1. Keep an understanding for the reverence in marriage – that it is made before God, two people committing to each other for life. The reverence in marriage is never talked about or celebrated in our culture and it needs to be. If marriage is ordained by God then it is holy/sacred and must be treated with reverence.
2. Stay away from selfish ambition and selfish desire – (II Tim. 3) selfish people make horrible friends and they make worse life partners. Marriage isn’t a 50/50 relationship it is 2 people giving 100% of themselves to each other 100% of the time.
3. Keep out unforgiveness and bitterness – (Heb. 12:14) The root of bitterness is destructive to anyone’s life and it effects everyone around you when you have it. Bitterness is especially devastating to a strong marriage. Hurts from past relationships, previous marriages or what was on display in the relationship of your parents carried over in bitterness will suck the life right out of your marriage and you will pass that bitterness onto your mate and your children so you must deal with it.

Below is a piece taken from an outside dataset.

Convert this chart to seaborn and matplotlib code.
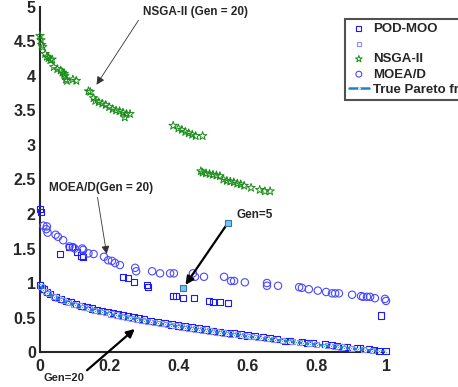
import matplotlib
matplotlib.use("Agg")
import matplotlib.pyplot as plt
import seaborn as sns
import pandas as pd

# valores
front_x = [0.0, 0.01, 0.02, 0.04, 0.06, 0.08, 0.1, 0.12, 0.14, 0.16, 0.18, 0.2, 0.22, 0.24,
           0.26, 0.28, 0.3, 0.32, 0.34, 0.36, 0.38, 0.4, 0.42, 0.44, 0.46, 0.48, 0.5, 0.52,
           0.54, 0.56, 0.58, 0.6, 0.62, 0.64, 0.66, 0.68, 0.7, 0.72, 0.74, 0.76, 0.78, 0.8,
           0.82, 0.84, 0.86, 0.88, 0.9, 0.92, 0.94, 0.96, 0.98, 1.0]
front_y = [0.98, 0.9, 0.859, 0.8, 0.755, 0.717, 0.684, 0.654, 0.626, 0.6, 0.576, 0.553, 0.531,
           0.51, 0.49, 0.471, 0.452, 0.434, 0.417, 0.4, 0.384, 0.368, 0.352, 0.337, 0.322,
           0.307, 0.293, 0.279, 0.265, 0.252, 0.238, 0.225, 0.213, 0.2, 0.188, 0.175, 0.163,
           0.151, 0.14, 0.128, 0.117, 0.106, 0.094, 0.083, 0.073, 0.062, 0.051, 0.041, 0.03,
           0.02, 0.01, 0.0]

pod_x = [0.0, 0.005, 0.01, 0.02, 0.03, 0.045, 0.06, 0.075, 0.09, 0.105, 0.12, 0.135, 0.15,
         0.165, 0.18, 0.195, 0.21, 0.225, 0.24, 0.255, 0.27, 0.285, 0.3, 0.32, 0.34, 0.36,
         0.38, 0.4, 0.42, 0.44, 0.46, 0.48, 0.5, 0.52, 0.54, 0.56, 0.58, 0.6, 0.62, 0.645,
         0.665, 0.685, 0.708, 0.722, 0.757, 0.772, 0.789, 0.824, 0.844, 0.858, 0.879, 0.887,
         0.916, 0.925, 0.951, 0.965, 0.98, 1.0,
         # Gen = 5
         0.0, 0.002, 0.058, 0.083, 0.093, 0.108, 0.12, 0.125, 0.24, 0.254, 0.272, 0.309,
         0.312, 0.385, 0.393, 0.414, 0.445, 0.488, 0.5, 0.52, 0.543, 0.986]
pod_y = [0.97, 0.93, 0.91, 0.87, 0.84, 0.8, 0.77, 0.74, 0.72, 0.695, 0.67, 0.65, 0.63, 0.61,
         0.59, 0.575, 0.56, 0.545, 0.53, 0.515, 0.5, 0.485, 0.47, 0.45, 0.435, 0.42, 0.4,
         0.385, 0.37, 0.355, 0.34, 0.325, 0.31, 0.295, 0.28, 0.27, 0.255, 0.24, 0.23, 0.215,
         0.2, 0.19, 0.165, 0.16, 0.145, 0.13, 0.13, 0.116, 0.1, 0.087, 0.072, 0.072, 0.058,
         0.058, 0.043, 0.029, 0.02, 0.01,
         2.07, 2.03, 1.42, 1.52, 1.52, 1.45, 1.4, 1.38, 1.09, 1.07, 1.01, 0.97, 0.94, 0.81,
         0.81, 0.78, 0.78, 0.74, 0.72, 0.72, 0.71, 0.53]

pod2_x = [0.003, 0.015, 0.025, 0.038, 0.052, 0.068, 0.083, 0.098, 0.113, 0.128, 0.143, 0.158,
          0.173, 0.19, 0.205, 0.22, 0.235, 0.25, 0.265, 0.28, 0.295, 0.31, 0.33, 0.35, 0.37,
          0.39, 0.41, 0.43, 0.45, 0.47, 0.49, 0.51, 0.53, 0.55, 0.57, 0.59, 0.61, 0.63, 0.655,
          0.675, 0.7, 0.73, 0.75, 0.78, 0.8, 0.83, 0.85, 0.87, 0.9, 0.935, 0.96]
pod2_y = [0.95, 0.88, 0.845, 0.81, 0.775, 0.745, 0.715, 0.69, 0.67, 0.645, 0.625, 0.605, 0.59,
          0.57, 0.55, 0.535, 0.52, 0.505, 0.49, 0.475, 0.46, 0.447, 0.43, 0.412, 0.395, 0.38,
          0.363, 0.348, 0.333, 0.318, 0.304, 0.29, 0.276, 0.262, 0.25, 0.236, 0.223, 0.211,
          0.196, 0.183, 0.168, 0.15, 0.139, 0.122, 0.11, 0.094, 0.083, 0.072, 0.056, 0.038,
          0.025]

nsga_x = [0.0, 0.003, 0.005, 0.008, 0.015, 0.02, 0.025, 0.03, 0.035, 0.04, 0.05, 0.06, 0.065,
          0.07, 0.072, 0.075, 0.078, 0.095, 0.105, 0.14, 0.145, 0.155, 0.16, 0.17, 0.18, 0.19,
          0.2, 0.21, 0.22, 0.23, 0.24, 0.25, 0.245, 0.26, 0.385, 0.4, 0.41, 0.42, 0.43, 0.44,
          0.45, 0.47, 0.465, 0.47, 0.48, 0.49, 0.5, 0.51, 0.52, 0.53, 0.54, 0.55, 0.56, 0.57,
          0.58, 0.59, 0.61, 0.635, 0.65, 0.665]
nsga_y = [4.58, 4.52, 4.45, 4.42, 4.32, 4.28, 4.26, 4.23, 4.24, 4.13, 4.1, 4.08, 4.05, 4.03,
          4.0, 3.95, 3.93, 3.95, 3.93, 3.78, 3.77, 3.68, 3.64, 3.62, 3.6, 3.58, 3.55, 3.52, 3.5,
          3.49, 3.47, 3.45, 3.4, 3.45, 3.28, 3.24, 3.22, 3.19, 3.17, 3.15, 3.13, 3.13, 2.62,
          2.6, 2.59, 2.58, 2.57, 2.56, 2.55, 2.5, 2.48, 2.47, 2.46, 2.44, 2.43, 2.41, 2.38,
          2.35, 2.33, 2.33]

moead_x = [0.01, 0.02, 0.018, 0.022, 0.045, 0.052, 0.067, 0.085, 0.095, 0.1, 0.122, 0.125,
           0.14, 0.155, 0.185, 0.197, 0.208, 0.217, 0.231, 0.275, 0.278, 0.324, 0.347, 0.376,
           0.387, 0.442, 0.448, 0.474, 0.532, 0.552, 0.561, 0.592, 0.656, 0.656, 0.688, 0.749,
           0.757, 0.777, 0.803, 0.827, 0.844, 0.853, 0.864, 0.902, 0.928, 0.934, 0.945, 0.954,
           0.968, 0.997, 1.0]
moead_y = [1.83, 1.82, 1.78, 1.73, 1.7, 1.67, 1.62, 1.53, 1.52, 1.5, 1.5, 1.48, 1.43, 1.42,
           1.38, 1.33, 1.32, 1.29, 1.26, 1.22, 1.17, 1.17, 1.14, 1.14, 1.14, 1.14, 1.09, 1.09,
           1.09, 1.03, 1.03, 1.01, 1.0, 0.96, 0.96, 0.94, 0.93, 0.91, 0.89, 0.87, 0.85, 0.85,
           0.85, 0.83, 0.81, 0.8, 0.8, 0.8, 0.78, 0.77, 0.74]

gen5_x = [0.543, 0.414]
gen5_y = [1.87, 0.93]

x_ticks = [0, 0.2, 0.4, 0.6, 0.8, 1]
y_ticks = [0, 0.5, 1, 1.5, 2, 2.5, 3, 3.5, 4, 4.5, 5]

sns.set_style("white")
plt.rcParams['font.family'] = ['Liberation Sans', 'DejaVu Sans']
plt.rcParams['font.weight'] = 'bold'

fig = plt.figure(figsize=(4.58, 3.87), dpi=100)
ax = fig.add_axes([0.0873, 0.0904, 0.7555, 0.8916])

sc = dict(ax=ax, clip_on=False, zorder=3)
sns.scatterplot(x=pod_x, y=pod_y, marker='s', s=20, facecolor='none', edgecolor='#1a1aff',
                linewidth=0.8, label='POD-MOO', **sc)
sns.scatterplot(x=pod2_x, y=pod2_y, marker='s', s=14, facecolor='none', edgecolor='#8c8cff',
                linewidth=0.8, label=' ', **sc)
sns.scatterplot(x=nsga_x, y=nsga_y, marker='*', s=40, facecolor='none', edgecolor='#1a8c1a',
                linewidth=0.7, label='NSGA-II', **sc)
sns.scatterplot(x=moead_x, y=moead_y, marker='o', s=28, facecolor='none', edgecolor='#4a4aff',
                linewidth=0.8, label='MOEA/D', **sc)
sns.lineplot(x=front_x, y=front_y, color='#1a84c4', linewidth=1.8, marker='.', markersize=3,
             label='True Pareto front', ax=ax, zorder=4, sort=False)
sns.scatterplot(x=gen5_x, y=gen5_y, marker='s', s=22, color='#7cc4ec', edgecolor='#2a78b8',
                linewidth=0.8, ax=ax, zorder=5, clip_on=False)

ax.set_xlim(0, 1)
ax.set_ylim(0, 5)
ax.set_xticks(x_ticks)
ax.set_xticklabels(['0', '0.2', '0.4', '0.6', '0.8', '1'])
ax.set_yticks(y_ticks)
ax.set_yticklabels(['0', '0.5', '1', '1.5', '2', '2.5', '3', '3.5', '4', '4.5', '5'])
ax.tick_params(direction='in', length=3, width=1, labelsize=11.5, colors='#262626')
ax.tick_params(axis='x', pad=5)
ax.tick_params(axis='y', pad=3)
for lado in ['top', 'right']:
    ax.spines[lado].set_visible(False)
for lado in ['left', 'bottom']:
    ax.spines[lado].set_linewidth(1.5)
    ax.spines[lado].set_color('#262626')

# anotações
fino = dict(arrowstyle='-|>', color='#333333', lw=0.6, mutation_scale=12)
grosso = dict(arrowstyle='-|>', color='black', lw=1.6, mutation_scale=12)
ax.annotate('', xy=(0.159, 3.84), xytext=(0.289, 4.84), arrowprops=fino, annotation_clip=False)
ax.text(0.297, 4.93, 'NSGA-II (Gen = 20)', fontsize=8.5, va='center', ha='left')
ax.annotate('', xy=(0.194, 1.38), xytext=(0.165, 2.28), arrowprops=fino, annotation_clip=False)
ax.text(0.026, 2.38, 'MOEA/D(Gen = 20)', fontsize=8.5, va='center', ha='left')
ax.annotate('', xy=(0.416, 0.94), xytext=(0.543, 1.87), arrowprops=grosso, annotation_clip=False)
ax.text(0.569, 1.99, 'Gen=5', fontsize=8.5, va='center', ha='left')
ax.annotate('', xy=(0.28, 0.36), xytext=(0.13, -0.29), arrowprops=grosso, annotation_clip=False)
ax.text(0.009, -0.38, 'Gen=20', fontsize=8, va='center', ha='left', clip_on=False)

leg = ax.legend(loc='upper left', bbox_to_anchor=(345 / 458, 1 - 19 / 387),
                bbox_transform=fig.transFigure, fontsize=9.5, frameon=True, fancybox=False,
                handlelength=1.5, handletextpad=0.3, borderpad=0.3, labelspacing=0.22,
                borderaxespad=0, markerscale=0.8)
leg.get_frame().set_edgecolor('#262626')
leg.get_frame().set_linewidth(1.5)

fig.savefig('out.png', dpi=100)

And then finally, 4. Wrong associations and relationships – bad company corrupts. If we tell that to our teenagers why wouldn’t it apply to us as married adults. There is so much to say here but be aware that the Bible says to leave your mother and father and cleave to your wife. A marriage relationship is between 2 people and God – there is not room for anyone else (buddies, girlfriends, in-laws or parents). Keep them out of the intimacy of your marriage or it will undermine its potency and what God created it to be.
Family Matters and it starts with strong marriages.
Can’t wait for next week,
Jonathan
June 22, 2009 – A Promise is a Promise
Jenni did such a great job on Sunday. On her behalf, thank you for all of the positive feedback. The things Jenni had on her heart about what it means to be a dad and how that relates to our heavenly Father seem to have struck a chord. I know in our discussions leading up to the weekend and even in our men’s connect group we have been “chewing” on those thoughts. What it really means to be a dad and what we have in our relationship with our heavenly Dad.
As fathers there is so much we can learn from our heavenly Father, the acceptance we see in the parable of the prodigal son, the love He showed by giving us His Son, the sacrifice of Jesus laying down his life, that He is all powerful yet invites us to call Him daddy, the promise that He would never leave us. He is not an absentee Father and a promise is a promise.
My prayer for our church community is that we would have the courage to be the dads and husbands that we are supposed to be. But also for all of us that we would experience our heavenly Father for who He really is.